WHAT THE EXERCISE ASKS
Scan the data below for the string "script". Copy every line where it appears.

DATASET RECORDS
^^^^
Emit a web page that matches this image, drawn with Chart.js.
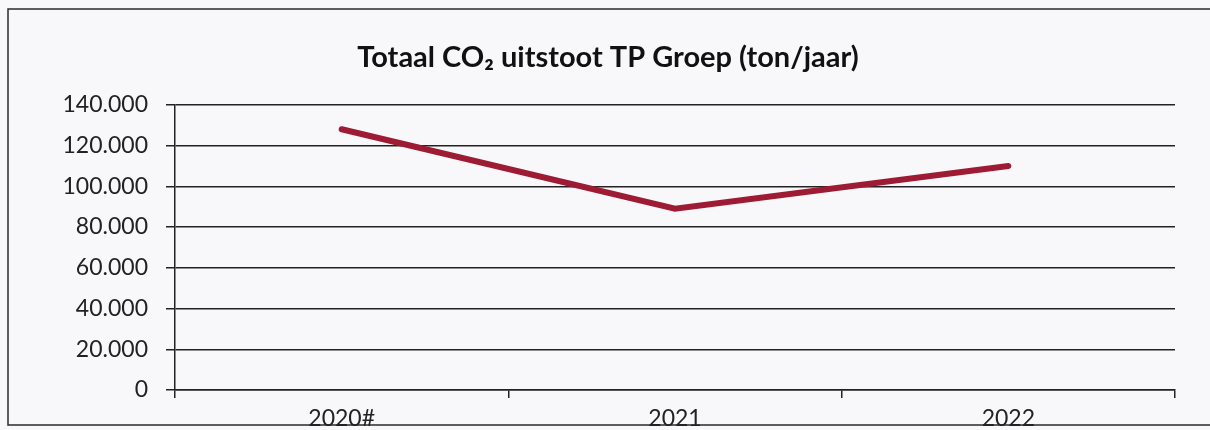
<!DOCTYPE html>
<html>
<head>
<meta charset="utf-8">
<script src="https://cdn.jsdelivr.net/npm/chart.js@4/dist/chart.umd.min.js"></script>
<style>
  html, body { margin: 0; padding: 0; background: #f8f8fb; }
  #wrap { width: 1210px; height: 430px; }
</style>
</head>
<body>
<div id="wrap"><canvas id="chart" width="1210" height="430"></canvas></div>
<script>
"use strict";

// data
const years = ["2020#", "2021", "2022"];
const co2Tons = [128000, 89000, 110000];
const yTicks = [0, 20000, 40000, 60000, 80000, 100000, 120000, 140000];

// dutch thousands separator
function formatDutch(v) {
  return v.toLocaleString("nl-NL");
}

// frame round the chart, like the pasted excel chart
const framePlugin = {
  id: "frame",
  beforeDraw(chart) {
    const ctx = chart.ctx;
    ctx.save();
    ctx.fillStyle = "#f8f8fb";
    ctx.fillRect(0, 0, chart.width, chart.height);
    ctx.strokeStyle = "#2a2a2a";
    ctx.lineWidth = 1.5;
    ctx.strokeRect(8, 9, 1230, 416);
    ctx.restore();
  },
};

const config = {
  type: "line",
  data: {
    labels: years,
    datasets: [
      {
        label: "CO2",
        data: co2Tons,
        borderColor: "#9e1c33",
        borderWidth: 6,
        pointRadius: 0,
        tension: 0,
        borderCapStyle: "round",
      },
    ],
  },
  options: {
    responsive: false,
    animation: false,
    layout: { padding: { left: 41, right: 35, top: 0, bottom: 0 } },
    plugins: {
      legend: { display: false },
      tooltip: { enabled: false },
      title: {
        display: true,
        text: "Totaal CO\u2082 uitstoot TP Groep (ton/jaar)",
        color: "#111",
        font: { family: "Lato", size: 29, weight: "bold" },
        padding: { top: 40, bottom: 30 },
      },
    },
    scales: {
      x: {
        offset: true,
        grid: {
          offset: true,
          drawOnChartArea: false,
          drawTicks: true,
          tickLength: 8,
          color: "#222",
          lineWidth: 1.5,
        },
        border: { display: true, color: "#222", width: 1.5 },
        ticks: {
          color: "#222",
          padding: 7,
          font: { family: "Lato", size: 23 },
        },
        afterFit(scale) {
          scale.height = 40;
        },
      },
      y: {
        min: 0,
        max: 140000,
        afterBuildTicks(scale) {
          scale.ticks = yTicks.map((v) => ({ value: v }));
        },
        grid: {
          color: "#222",
          lineWidth: 1.5,
          tickLength: 9,
        },
        border: { display: true, color: "#222", width: 1.5 },
        ticks: {
          color: "#222",
          padding: 18,
          font: { family: "Lato", size: 23 },
          callback: (v) => formatDutch(v),
        },
        afterFit(scale) {
          scale.width = 134;
        },
      },
    },
  },
  plugins: [framePlugin],
};

const co2Chart = new Chart(document.getElementById("chart"), config);
</script>
</body>
</html>
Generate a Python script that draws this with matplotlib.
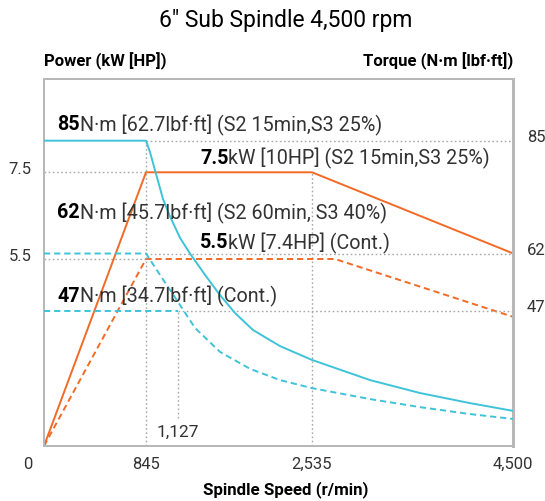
import numpy as np
import matplotlib.pyplot as plt
from matplotlib import transforms
from matplotlib.scale import FuncScale

plt.rcParams['font.family'] = ['Roboto', 'DejaVu Sans']

# ===== data =====
speed_ticks = [0, 845, 2535, 4500]
speed_ticklabels = ['0', '845', '2,535', '4,500']
speed_extra = 1127
power_ticks = [5.5, 7.5]
torque_ticks = [47, 62, 85]

# power curves (kW)
p_s2_speed = [0, 845, 2535, 4500]
p_s2_kw = [0, 7.5, 7.5, 5.63]
p_cont_speed = [0, 845, 2760, 4500]
p_cont_kw = [0, 5.5, 5.5, 3.8]

# torque curves (N·m)
t_s2_speed = [0, 845, 880, 924, 995, 1056, 1148, 1253, 1411, 1568, 1726, 1915,
              2199, 2535, 3102, 3591, 4079, 4500]
t_s2_nm = [85, 85, 82.7, 79.0, 73.1, 69.6, 65.2, 62, 56.4, 51.1, 46.2, 40.3,
           34.7, 29.9, 22.9, 18.4, 14.9, 12.2]
t_60_speed = [0, 845, 968, 1127, 1306, 1568, 1884, 2199, 2535, 3102, 3591, 4079, 4500]
t_60_nm = [62, 62, 56.4, 49.3, 41.0, 32.7, 26.8, 22.9, 20.1, 16.3, 13.5, 11.1, 9.4]
t_cont_speed = [0, 1127]
t_cont_nm = [47, 47]

# ===== layout: the original chart is schematic, axes are anchored at the labelled values =====
x_anchor_val = [0, 845, 1127, 2535, 4500]
x_anchor_pos = [0, 0.2175, 0.2857, 0.5714, 1.0]
t_anchor_val = [0, 47, 62, 85, 97.6]
t_anchor_pos = [0, 0.3687, 0.5245, 0.8319, 1.0]
p_anchor_val = [0, 5.5, 7.5, 9.65]
p_anchor_pos = [0, 0.5095, 0.7458, 1.0]


def piecewise(vals, pos):
    fwd = lambda v: np.interp(v, vals, pos)
    inv = lambda u: np.interp(u, pos, vals)
    return fwd, inv


CYAN = '#3fc3d9'
ORANGE = '#f26a25'
GRID = '#a8a8a8'
TXT = '#333333'
W, H = 545, 501
DASH = (0, (3.2, 2.0))

fig = plt.figure(figsize=(W / 100, H / 100), dpi=100)
ax = fig.add_axes([44 / W, 1 - 446 / H, 469 / W, 367 / H])
ax2 = ax.twinx()

ax.set_xscale(FuncScale(ax, piecewise(x_anchor_val, x_anchor_pos)))
ax.set_yscale(FuncScale(ax, piecewise(p_anchor_val, p_anchor_pos)))
ax2.set_yscale(FuncScale(ax2, piecewise(t_anchor_val, t_anchor_pos)))
ax.set_xlim(0, 4500)
ax.set_ylim(0, p_anchor_val[-1])
ax2.set_ylim(0, t_anchor_val[-1])

# dotted guides
dot = dict(color=GRID, lw=1, ls=(0, (1.2, 1.8)), zorder=1)
ax2.plot([845, 4500], [85, 85], **dot)
ax2.plot([845, 4500], [62, 62], **dot)
ax2.plot([speed_extra, 4500], [47, 47], **dot)
ax.plot([0, 845], [7.5, 7.5], **dot)
ax.plot([0, 845], [5.5, 5.5], **dot)
ax2.plot([845, 845], [0, 85], **dot)
ax2.plot([speed_extra, speed_extra], [9.7, 47], **dot)
ax.plot([2535, 2535], [0, 7.5], **dot)

# curves
ax.plot(p_s2_speed, p_s2_kw, color=ORANGE, lw=1.4, zorder=3)
ax.plot(p_cont_speed, p_cont_kw, color=ORANGE, lw=1.4, ls=DASH, zorder=3)
ax2.plot(t_s2_speed, t_s2_nm, color=CYAN, lw=1.4, zorder=3)
ax2.plot(t_60_speed, t_60_nm, color=CYAN, lw=1.4, ls=DASH, zorder=3)
ax2.plot(t_cont_speed, t_cont_nm, color=CYAN, lw=1.4, ls=DASH, zorder=3)

# ticks
ax.set_xticks(speed_ticks)
ax.set_xticklabels(speed_ticklabels)
ax.set_yticks(power_ticks)
ax.set_yticklabels([str(v) for v in power_ticks])
ax2.set_yticks(torque_ticks)
ax2.set_yticklabels([str(v) for v in torque_ticks])
ax.minorticks_off()
ax2.minorticks_off()
ax.tick_params(axis='x', length=0, pad=8, labelsize=12, labelcolor=TXT)
ax.tick_params(axis='y', length=0, pad=9, labelsize=12, labelcolor=TXT)
ax2.tick_params(axis='y', length=0, pad=10, labelsize=12, labelcolor=TXT)

up = transforms.ScaledTranslation(0, 4.5 / 100, fig.dpi_scale_trans)
for lab in ax.get_yticklabels() + ax2.get_yticklabels():
    lab.set_transform(lab.get_transform() + up)
left = transforms.ScaledTranslation(-16 / 100, 0, fig.dpi_scale_trans)
zero_lab = ax.get_xticklabels()[0]
zero_lab.set_transform(zero_lab.get_transform() + left)

for a in (ax, ax2):
    for s in a.spines.values():
        s.set_color('#b8b8b8')
        s.set_linewidth(1.3)
ax2.spines['right'].set_linewidth(2.2)
ax.set_facecolor('none')


def px(x, y):
    return x / W, 1 - y / H


# annotations
fs = 14.2
notes = [
    (57, 125, '85', 'N·m [62.7lbf·ft] (S2 15min,S3 25%)'),
    (200, 158, '7.5', 'kW [10HP] (S2 15min,S3 25%)'),
    (57, 213, '62', 'N·m [45.7lbf·ft] (S2 60min, S3 40%)'),
    (200, 243, '5.5', 'kW [7.4HP] (Cont.)'),
    (57, 296, '47', 'N·m [34.7lbf·ft] (Cont.)'),
]
for x, y, bold, rest in notes:
    t = fig.text(*px(x, y), bold, fontsize=fs, fontweight='bold', color='black', va='center', ha='left')
    fig.canvas.draw()
    bb = t.get_window_extent()
    fig.text(bb.x1 / W, 1 - y / H, rest, fontsize=fs, color=TXT, va='center', ha='left')

fig.text(*px(178, 432), '1,127', fontsize=12.5, color=TXT, ha='center', va='center')

fig.text(*px(286, 20), '6\u2033 Sub Spindle 4,500 rpm', fontsize=16.5, color='black', ha='center', va='center')
fig.text(*px(44, 61), 'Power (kW [HP])', fontsize=12, fontweight='bold', ha='left', va='center')
fig.text(*px(513, 61), 'Torque (N·m [lbf·ft])', fontsize=12, fontweight='bold', ha='right', va='center')
fig.text(*px(285.5, 490), 'Spindle Speed (r/min)', fontsize=12.2, fontweight='bold', ha='center', va='center')

fig.savefig('out.png', dpi=100)
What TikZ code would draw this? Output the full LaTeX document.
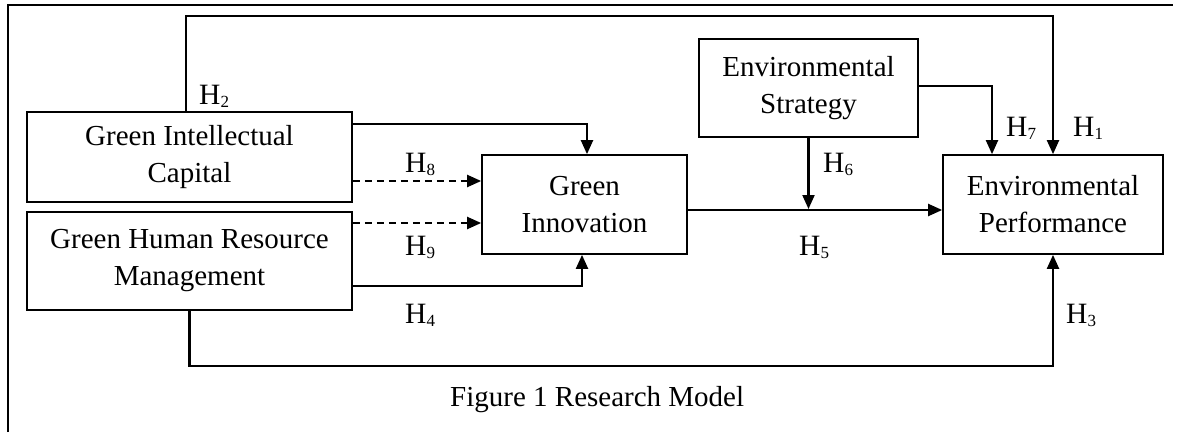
^^^^
TASK RESPONSE
<script src="https://cdn.jsdelivr.net/npm/chart.js@4/dist/chart.umd.min.js"></script>
<script>
</script>
Generate a Python script that draws this with matplotlib.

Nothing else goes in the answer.